While the term ‘Diamond OA’ is relatively recent, the concept actually started in 1994 with Stephen Harnard’s Subversive Proposal. Indeed, as an openly available tool for the purposes of publishing open access, the Open Journal Systems (OJS) option has been extraordinarily successful, with over 8 million items published through the platform. However the grassroots nature of much of OJS publishing - occurring at an individual institutional or society level - has meant the scale of the publishing has been somewhat hidden. This has allowed the narrative that diamond OA publishing is somehow disorganised and disaggregated. It has until recently, ironically, been treated as something ‘new’, and there has been a narrative of ‘diamond OA is amateurish so you can’t trust it’.

But diamond OA is now starting to get organised, with an Action Plan for Diamond Open Access published in 2022 by Science Europe, cOAlition S, OPERAS, and the French National Research Agency (ANR), which was subsequently endorsed by the German funding body DFG. Earlier this year, the Operational Diamond OA Criteria for Journals was published.
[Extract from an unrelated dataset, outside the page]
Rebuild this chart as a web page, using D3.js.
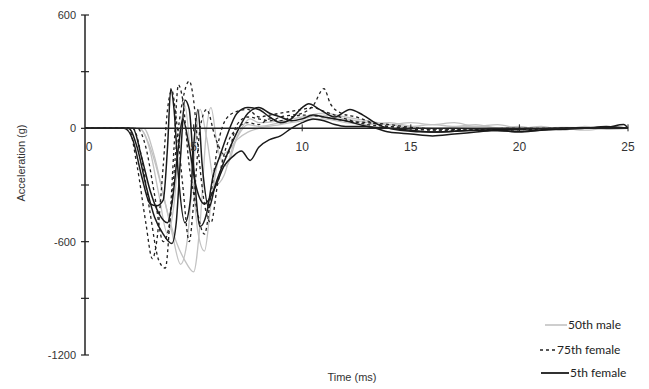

This is a potential threat to the ‘gold OA means pay to publish’ narrative. After all, diamonds are ‘fancier’ than gold, so a recent attempt has been to start describing these journals as ‘sponsored’ with the subsequent implication they are ‘charity’ cases, and at risk of folding. It is an attempt to associate a pejorative to what looks like an expanding and increasingly successful model.

The ‘open infrastructure’ battleground

Moving on from descriptions of open, the word ‘open’ itself is being coopted into the infrastructure space. As one example (of many), in May 2024, Digital Science published a paper on ‘Leveraging open research infrastructure for digital transformation’. I responded to figshare’s announcement about this in LinkedIn with a small comment: “Hi guys sorry to split hairs but figshare is not ‘open research infrastructure’. It is commercial infrastructure that supports open research.” This triggered a lively exchange, with Mark Hahnel pointing to the definitions from CERNUNESCO and SPARC Europe, noting that “everyone is entitled to their own opinions”.

This is not a matter of ‘opinion’.

Mark is correct, those definitions do not make the distinction between commercially owned and community supported infrastructure. But this creates problems for non-commercial infrastructure. I subsequently responded to Mark: “I think [at risk of major nerdism] this is something worth more discussion. Is there a *different* term that infrastructure supporting open research that is openly (non-commercially) owned and managed should call itself?

The distinction here is the difference between OPEN research INFRASTRUCTURE and OPEN RESEARCH infrastructure. Figshare is the latter - infrastructure that supports open research. But there needs to be awareness that the former (open infrastructure) is a specific part of the ecosystem. It operates differently.

Another slightly different angle in the infrastructure space is the need to distinguish between open and ‘fauxpen’, discussed by Geoffrey Bilder in a plenary at the FORCE2024 conference. This specifically refers to commercial organisations acquiring research tools that were originally open, but are now behind a paywall, perhaps still appearing to be open.

Confused? I am not surprised.

Where to from here?

These are just a couple of examples of the obfuscation around language in the open world. The stakes have risen more recently with weaponisation of the words ‘trust’, ‘risk’ and ‘sustainability’ (the subject of future discussion). 

This language appropriation is irritating at best but fundamentally it is deeply concerning. There are echoes of ‘newspeak’ as described in George Orwell’s Nineteen Eighty Four. Newspeak changed the meaning of words and was ‘designed to diminish the range of thought’. We need to remain aware of these issues and listen carefully to what is being said, and by whom. 

Words matter. It is very hard to have meaningful conversations and make informed decisions when we cannot agree what we are talking about.